Immediate Fixes: Disable Smart Feed and Regain Control of Links

If you own an affected Motorola phone, the quickest mitigation is simple: disable Smart Feed. You can do this by going into Settings, opening the Apps list, finding Smart Feed, and hitting Disable. Reports show that doing so immediately stops the Amazon app redirect without breaking normal phone usage or blocking you from shopping. For extra peace of mind, watch for any lingering browser flashes when opening shopping apps, and review your installed apps to remove or disable any you do not recognize or need.

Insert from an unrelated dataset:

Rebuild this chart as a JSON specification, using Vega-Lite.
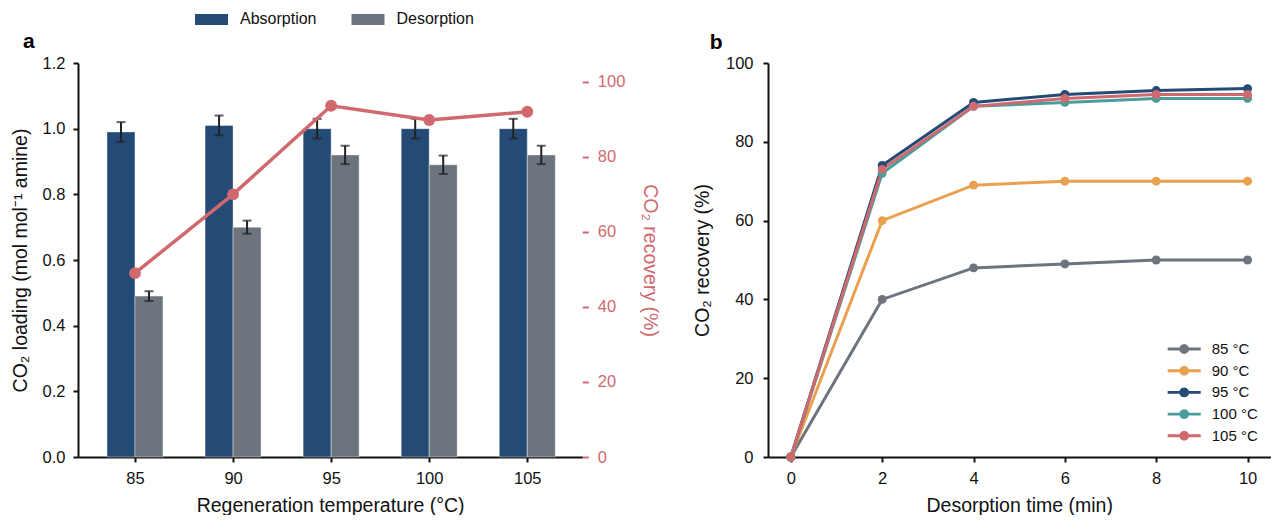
{
  "$schema": "https://vega.github.io/schema/vega-lite/v6.json",
  "padding": {"left": 10, "top": 2, "right": 0, "bottom": 0},
  "spacing": 185,
  "bounds": "flush",
  "datasets": {
    "loading": [
      {"temp": 85, "series": "Absorption", "value": 0.99, "err": 0.03},
      {"temp": 85, "series": "Desorption", "value": 0.49, "err": 0.015},
      {"temp": 90, "series": "Absorption", "value": 1.01, "err": 0.03},
      {"temp": 90, "series": "Desorption", "value": 0.70, "err": 0.02},
      {"temp": 95, "series": "Absorption", "value": 1.00, "err": 0.03},
      {"temp": 95, "series": "Desorption", "value": 0.92, "err": 0.028},
      {"temp": 100, "series": "Absorption", "value": 1.00, "err": 0.03},
      {"temp": 100, "series": "Desorption", "value": 0.89, "err": 0.028},
      {"temp": 105, "series": "Absorption", "value": 1.00, "err": 0.03},
      {"temp": 105, "series": "Desorption", "value": 0.92, "err": 0.028}
    ],
    "recovery": [
      {"temp": 85, "recovery": 49},
      {"temp": 90, "recovery": 70},
      {"temp": 95, "recovery": 93.6},
      {"temp": 100, "recovery": 89.8},
      {"temp": 105, "recovery": 92}
    ],
    "kinetics": [
      {"temp": "85 °C", "time": 0, "recovery": 0},
      {"temp": "85 °C", "time": 2, "recovery": 40},
      {"temp": "85 °C", "time": 4, "recovery": 48},
      {"temp": "85 °C", "time": 6, "recovery": 49},
      {"temp": "85 °C", "time": 8, "recovery": 50},
      {"temp": "85 °C", "time": 10, "recovery": 50},
      {"temp": "90 °C", "time": 0, "recovery": 0},
      {"temp": "90 °C", "time": 2, "recovery": 60},
      {"temp": "90 °C", "time": 4, "recovery": 69},
      {"temp": "90 °C", "time": 6, "recovery": 70},
      {"temp": "90 °C", "time": 8, "recovery": 70},
      {"temp": "90 °C", "time": 10, "recovery": 70},
      {"temp": "95 °C", "time": 0, "recovery": 0},
      {"temp": "95 °C", "time": 2, "recovery": 74},
      {"temp": "95 °C", "time": 4, "recovery": 90},
      {"temp": "95 °C", "time": 6, "recovery": 92},
      {"temp": "95 °C", "time": 8, "recovery": 93},
      {"temp": "95 °C", "time": 10, "recovery": 93.5},
      {"temp": "100 °C", "time": 0, "recovery": 0},
      {"temp": "100 °C", "time": 2, "recovery": 72},
      {"temp": "100 °C", "time": 4, "recovery": 89},
      {"temp": "100 °C", "time": 6, "recovery": 90},
      {"temp": "100 °C", "time": 8, "recovery": 91},
      {"temp": "100 °C", "time": 10, "recovery": 91},
      {"temp": "105 °C", "time": 0, "recovery": 0},
      {"temp": "105 °C", "time": 2, "recovery": 73},
      {"temp": "105 °C", "time": 4, "recovery": 89},
      {"temp": "105 °C", "time": 6, "recovery": 91},
      {"temp": "105 °C", "time": 8, "recovery": 92},
      {"temp": "105 °C", "time": 10, "recovery": 92}
    ]
  },
  "hconcat": [
    {
      "width": 504.3,
      "height": 394,
      "title": {"text": "a", "anchor": "start", "frame": "group", "dx": -55, "dy": 64, "offset": 15, "fontSize": 21, "fontWeight": "bold", "color": "#000"},
      "layer": [
        {
          "data": {"name": "loading"},
          "encoding": {
            "x": {
              "field": "temp", "type": "quantitative",
              "scale": {"domain": [82.35, 107.55], "nice": false, "zero": false},
              "axis": {"values": [85, 90, 95, 100, 105], "format": "d", "title": "Regeneration temperature (°C)"}
            },
            "y": {
              "field": "value", "type": "quantitative",
              "scale": {"domain": [0, 1.2], "nice": false},
              "axis": {"values": [0, 0.2, 0.4, 0.6, 0.8, 1.0, 1.2], "format": ".1f", "title": "CO₂ loading (mol mol⁻¹ amine)", "titlePadding": 12}
            }
          },
          "layer": [
            {
              "transform": [{"filter": "datum.series === 'Absorption'"}],
              "mark": {"type": "bar", "width": 28, "xOffset": -14, "stroke": "#ffffff", "strokeWidth": 0.8, "strokeOpacity": 0.5},
              "encoding": {
                "color": {
                  "field": "series", "type": "nominal",
                  "scale": {"domain": ["Absorption", "Desorption"], "range": ["#244a76", "#6d747e"]},
                  "legend": {
                    "orient": "none", "legendX": 117, "legendY": -60.3, "direction": "horizontal",
                    "title": null, "padding": 0,
                    "symbolType": "M-1,-0.33H1V0.33H-1Z", "symbolSize": 1089, "symbolStrokeWidth": 0,
                    "labelFontSize": 16, "labelOffset": 12, "columnPadding": 34.5, "labelColor": "#111"
                  }
                }
              }
            },
            {
              "transform": [{"filter": "datum.series === 'Desorption'"}],
              "mark": {"type": "bar", "width": 28, "xOffset": 14, "stroke": "#ffffff", "strokeWidth": 0.8, "strokeOpacity": 0.5},
              "encoding": {
                "color": {"field": "series", "type": "nominal"}
              }
            },
            {
              "transform": [{"filter": "datum.series === 'Absorption'"}],
              "mark": {"type": "errorbar", "color": "#222", "ticks": {"size": 9, "thickness": 2, "xOffset": -14, "color": "#222"}, "rule": {"strokeWidth": 2, "xOffset": -14, "color": "#222"}},
              "encoding": {"yError": {"field": "err"}}
            },
            {
              "transform": [{"filter": "datum.series === 'Desorption'"}],
              "mark": {"type": "errorbar", "color": "#222", "ticks": {"size": 9, "thickness": 2, "xOffset": 14, "color": "#222"}, "rule": {"strokeWidth": 2, "xOffset": 14, "color": "#222"}},
              "encoding": {"yError": {"field": "err"}}
            }
          ]
        },
        {
          "data": {"name": "recovery"},
          "encoding": {
            "x": {"field": "temp", "type": "quantitative"},
            "y": {
              "field": "recovery", "type": "quantitative",
              "scale": {"domain": [0, 105], "nice": false},
              "axis": {
                "orient": "right", "values": [0, 20, 40, 60, 80, 100], "domain": false,
                "tickColor": "#d0696e", "labelColor": "#d0696e", "titleColor": "#d0696e",
                "tickSize": 6, "labelPadding": 9, "title": "CO₂ recovery (%)", "titlePadding": 15
              }
            }
          },
          "layer": [
            {"mark": {"type": "line", "color": "#d0696e", "strokeWidth": 3.5}},
            {"mark": {"type": "point", "filled": true, "color": "#d0696e", "size": 140, "opacity": 1}}
          ]
        }
      ],
      "resolve": {"scale": {"y": "independent"}}
    },
    {
      "width": 502.4,
      "height": 394,
      "title": {"text": "b", "anchor": "start", "frame": "group", "dx": -58.3, "dy": 13, "offset": 15, "fontSize": 21, "fontWeight": "bold", "color": "#000"},
      "data": {"name": "kinetics"},
      "encoding": {
        "x": {
          "field": "time", "type": "quantitative",
          "scale": {"domain": [-0.5, 10.5], "nice": false, "zero": false},
          "axis": {"values": [0, 2, 4, 6, 8, 10], "title": "Desorption time (min)"}
        },
        "y": {
          "field": "recovery", "type": "quantitative",
          "scale": {"domain": [0, 100], "nice": false},
          "axis": {"values": [0, 20, 40, 60, 80, 100], "title": "CO₂ recovery (%)", "titlePadding": 13, "labelPadding": 10}
        }
      },
      "layer": [
        {
          "mark": {"type": "line", "strokeWidth": 3},
          "encoding": {
            "stroke": {
              "field": "temp", "type": "nominal",
              "scale": {"domain": ["85 °C", "90 °C", "95 °C", "100 °C", "105 °C"], "range": ["#6d747e", "#e9a14f", "#244a76", "#4a9e9a", "#d0696e"]},
              "legend": {
                "orient": "none", "legendX": 408.7, "legendY": 278.5, "title": null, "padding": 0,
                "symbolType": "M-2.36,-0.21L2.36,-0.21L2.36,0.21L-2.36,0.21Z M0.71,0L0.615,0.355L0.355,0.615L0,0.71L-0.355,0.615L-0.615,0.355L-0.71,0L-0.615,-0.355L-0.355,-0.615L0,-0.71L0.355,-0.615L0.615,-0.355Z",
                "symbolSize": 196, "symbolStrokeWidth": 0,
                "labelFontSize": 15, "labelOffset": 20, "rowPadding": 5.7, "labelColor": "#111"
              }
            }
          }
        },
        {
          "mark": {"type": "point", "filled": true, "size": 80, "opacity": 1},
          "encoding": {
            "fill": {
              "field": "temp", "type": "nominal",
              "scale": {"domain": ["85 °C", "90 °C", "95 °C", "100 °C", "105 °C"], "range": ["#6d747e", "#e9a14f", "#244a76", "#4a9e9a", "#d0696e"]},
              "legend": {
                "orient": "none", "legendX": 408.7, "legendY": 278.5, "title": null, "padding": 0,
                "symbolType": "M-2.36,-0.21L2.36,-0.21L2.36,0.21L-2.36,0.21Z M0.71,0L0.615,0.355L0.355,0.615L0,0.71L-0.355,0.615L-0.615,0.355L-0.71,0L-0.615,-0.355L-0.355,-0.615L0,-0.71L0.355,-0.615L0.615,-0.355Z",
                "symbolSize": 196, "symbolStrokeWidth": 0,
                "labelFontSize": 15, "labelOffset": 20, "rowPadding": 5.7, "labelColor": "#111"
              }
            }
          }
        }
      ]
    }
  ],
  "resolve": {"scale": {"color": "independent", "fill": "independent", "stroke": "independent", "x": "independent", "y": "independent"}, "legend": {"color": "independent", "fill": "independent", "stroke": "independent"}},
  "config": {
    "font": "Liberation Sans",
    "view": {"stroke": null},
    "axis": {
      "grid": false,
      "domainColor": "#111", "domainWidth": 2,
      "tickColor": "#111", "tickWidth": 2, "tickSize": 5,
      "labelFontSize": 16.5, "labelColor": "#111", "labelPadding": 8,
      "titleFontSize": 19.5, "titleFontWeight": "normal", "titleColor": "#111", "titlePadding": 10
    }
  }
}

While Motorola says the routing configuration has been fixed and that users do not need to take additional steps, security professionals often recommend a cautious approach after incidents like this—especially when they involve affiliate redirect behavior that users never opted into or knowingly approved.

Long-Term Protection: Better Link Handling and Bloatware Hygiene

This incident underscores a broader problem: preinstalled Android apps can quietly change how links and apps open, with privacy implications that are hard for everyday users to spot. One way to push back is to take control of link handling yourself. Tools like the open‑source LinkSheet app act as a neutral link interceptor: you set it as the default browser, and it restores the classic “Open with” dialog whenever you tap a link, letting you choose exactly which app—or even an incognito browser—to use. That makes it harder for hidden components to silently reroute traffic. Combine this with a regular bloatware audit: disable or uninstall unnecessary manufacturer extras, review default app settings for “open by default” behaviors, and be skeptical of any unexplained browser flashes. The fewer opaque middlemen between your taps and your apps, the safer your data.